┏━━

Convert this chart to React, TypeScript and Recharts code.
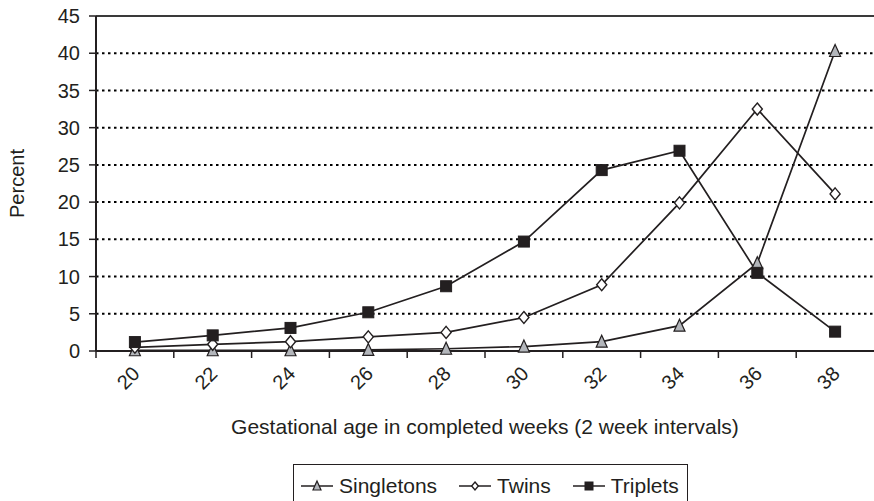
import React from 'react';
import {
  LineChart,
  Line,
  XAxis,
  YAxis,
  CartesianGrid,
  Legend,
  ReferenceLine,
} from 'recharts';

const weeks = ['20', '22', '24', '26', '28', '30', '32', '34', '36', '38'];
const singletons = [0.1, 0.1, 0.1, 0.15, 0.3, 0.6, 1.25, 3.4, 11.8, 40.3];
const twins = [0.5, 0.9, 1.25, 1.9, 2.5, 4.5, 8.9, 19.9, 32.5, 21.1];
const triplets = [1.2, 2.1, 3.1, 5.2, 8.7, 14.7, 24.3, 26.9, 10.5, 2.6];
const yTicks = [0, 5, 10, 15, 20, 25, 30, 35, 40, 45];

const data = weeks.map((w, i) => ({
  week: w,
  singletons: singletons[i],
  twins: twins[i],
  triplets: triplets[i],
}));

const INK = '#231f20';
const FONT = '"Liberation Sans", Arial, sans-serif';
const HALF_BAND = 38.9;

const TriangleMark = ({ cx, cy, s = 11 }: { cx: number; cy: number; s?: number }) => (
  <path
    d={`M${cx},${cy - s / 2 - 1} L${cx + s / 2},${cy + s / 2} L${cx - s / 2},${cy + s / 2} Z`}
    fill="#b3b6bb"
    stroke={INK}
    strokeWidth={1.2}
  />
);

const DiamondMark = ({ cx, cy, s = 12 }: { cx: number; cy: number; s?: number }) => (
  <path
    d={`M${cx},${cy - s / 2} L${cx + s * 0.42},${cy} L${cx},${cy + s / 2} L${cx - s * 0.42},${cy} Z`}
    fill="#fff"
    stroke={INK}
    strokeWidth={1.4}
  />
);

const SquareMark = ({ cx, cy, s = 11 }: { cx: number; cy: number; s?: number }) => (
  <rect x={cx - s / 2} y={cy - s / 2} width={s} height={s} fill={INK} stroke={INK} strokeWidth={1} />
);

const marks: Record<string, any> = {
  singletons: TriangleMark,
  twins: DiamondMark,
  triplets: SquareMark,
};

const makeDot = (name: string) => (props: any) => {
  const M = marks[name];
  if (props.cx == null || props.cy == null) return <g key={`${name}-${props.index}`} />;
  return (
    <g key={`${name}-${props.index}`}>
      <M cx={props.cx} cy={props.cy} />
    </g>
  );
};

// tick marks sit between categories, labels are rotated under each point
const XTick = (props: any) => {
  const { x, y, payload } = props;
  return (
    <g>
      <line x1={x - HALF_BAND} y1={y} x2={x - HALF_BAND} y2={y + 7} stroke={INK} strokeWidth={1.5} />
      <text
        x={x + 6}
        y={y + 24}
        textAnchor="end"
        transform={`rotate(-45, ${x + 6}, ${y + 24})`}
        fontSize={20}
        fontFamily={FONT}
        fill={INK}
      >
        {payload.value}
      </text>
    </g>
  );
};

const legendItems = [
  { key: 'singletons', label: 'Singletons' },
  { key: 'twins', label: 'Twins' },
  { key: 'triplets', label: 'Triplets' },
];

const LegendBox = () => (
  <div
    style={{
      display: 'flex',
      alignItems: 'center',
      border: `1.5px solid ${INK}`,
      borderBottom: 'none',
      height: 37,
      boxSizing: 'border-box',
      padding: '6px 8px 0 7px',
      fontFamily: FONT,
      fontSize: 21,
      color: INK,
      whiteSpace: 'nowrap',
    }}
  >
    {legendItems.map((it, i) => {
      const M = marks[it.key];
      return (
        <div key={it.key} style={{ display: 'flex', alignItems: 'center', marginRight: i < 2 ? 22 : 0 }}>
          <svg width={32} height={14} style={{ marginRight: 6 }}>
            <line x1={0} y1={7} x2={32} y2={7} stroke={INK} strokeWidth={1.5} />
            <M cx={16} cy={7} s={8} />
          </svg>
          <span>{it.label}</span>
        </div>
      );
    })}
  </div>
);

export default function App() {
  return (
    <div style={{ position: 'absolute', left: 0, top: 0, width: 874, height: 501, overflow: 'hidden', background: '#fff' }}>
      <LineChart width={874} height={501} data={data} margin={{ top: 16, right: 0, left: 0, bottom: 60 }}>
        <CartesianGrid
          horizontal
          vertical={false}
          stroke="#000"
          strokeWidth={2}
          strokeDasharray="2.5 3.5"
        />
        <ReferenceLine y={45} stroke="#3a3a3a" strokeWidth={2} />
        <XAxis
          dataKey="week"
          height={90}
          padding={{ left: HALF_BAND, right: HALF_BAND }}
          tickLine={false}
          tickSize={0}
          tickMargin={0}
          axisLine={{ stroke: INK, strokeWidth: 2 }}
          tick={<XTick />}
          interval={0}
          label={{
            content: (p: any) => {
              const vb = p.viewBox;
              return (
                <text
                  x={vb.x + vb.width / 2}
                  y={vb.y + vb.height - 7}
                  textAnchor="middle"
                  fontSize={21}
                  fontFamily={FONT}
                  fill={INK}
                >
                  Gestational age in completed weeks (2 week intervals)
                </text>
              );
            },
          }}
        />
        <YAxis
          width={96}
          domain={[0, 45]}
          ticks={yTicks}
          interval={0}
          tickSize={7}
          tickMargin={9}
          tickLine={{ stroke: INK, strokeWidth: 1.5 }}
          axisLine={{ stroke: INK, strokeWidth: 2 }}
          tick={{ fontSize: 20, fontFamily: FONT, fill: INK }}
          label={{
            content: (p: any) => {
              const vb = p.viewBox;
              const cy = vb.y + vb.height / 2;
              return (
                <text
                  x={17}
                  y={cy}
                  textAnchor="middle"
                  dominantBaseline="central"
                  transform={`rotate(-90, 17, ${cy})`}
                  fontSize={20}
                  fontFamily={FONT}
                  fill={INK}
                >
                  Percent
                </text>
              );
            },
          }}
        />
        <Legend
          layout="horizontal"
          verticalAlign="middle"
          align="center"
          wrapperStyle={{ left: 293, top: 464, width: 'auto', height: 37 }}
          content={() => <LegendBox />}
        />
        <Line
          dataKey="singletons"
          stroke={INK}
          strokeWidth={1.7}
          dot={makeDot('singletons')}
          activeDot={false}
          isAnimationActive={false}
        />
        <Line
          dataKey="twins"
          stroke={INK}
          strokeWidth={1.7}
          dot={makeDot('twins')}
          activeDot={false}
          isAnimationActive={false}
        />
        <Line
          dataKey="triplets"
          stroke={INK}
          strokeWidth={1.7}
          dot={makeDot('triplets')}
          activeDot={false}
          isAnimationActive={false}
        />
      </LineChart>
    </div>
  );
}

┗━━

TASK REQUIREMENTS →
Leave out the pictures and repeat the lines from the start of the material through the line with "35, 40, 45];", inclusive.

SOLUTION FOR THIS EXERCISE →
Convert this chart to React, TypeScript and Recharts code.
import React from 'react';
import {
  LineChart,
  Line,
  XAxis,
  YAxis,
  CartesianGrid,
  Legend,
  ReferenceLine,
} from 'recharts';

const weeks = ['20', '22', '24', '26', '28', '30', '32', '34', '36', '38'];
const singletons = [0.1, 0.1, 0.1, 0.15, 0.3, 0.6, 1.25, 3.4, 11.8, 40.3];
const twins = [0.5, 0.9, 1.25, 1.9, 2.5, 4.5, 8.9, 19.9, 32.5, 21.1];
const triplets = [1.2, 2.1, 3.1, 5.2, 8.7, 14.7, 24.3, 26.9, 10.5, 2.6];
const yTicks = [0, 5, 10, 15, 20, 25, 30, 35, 40, 45];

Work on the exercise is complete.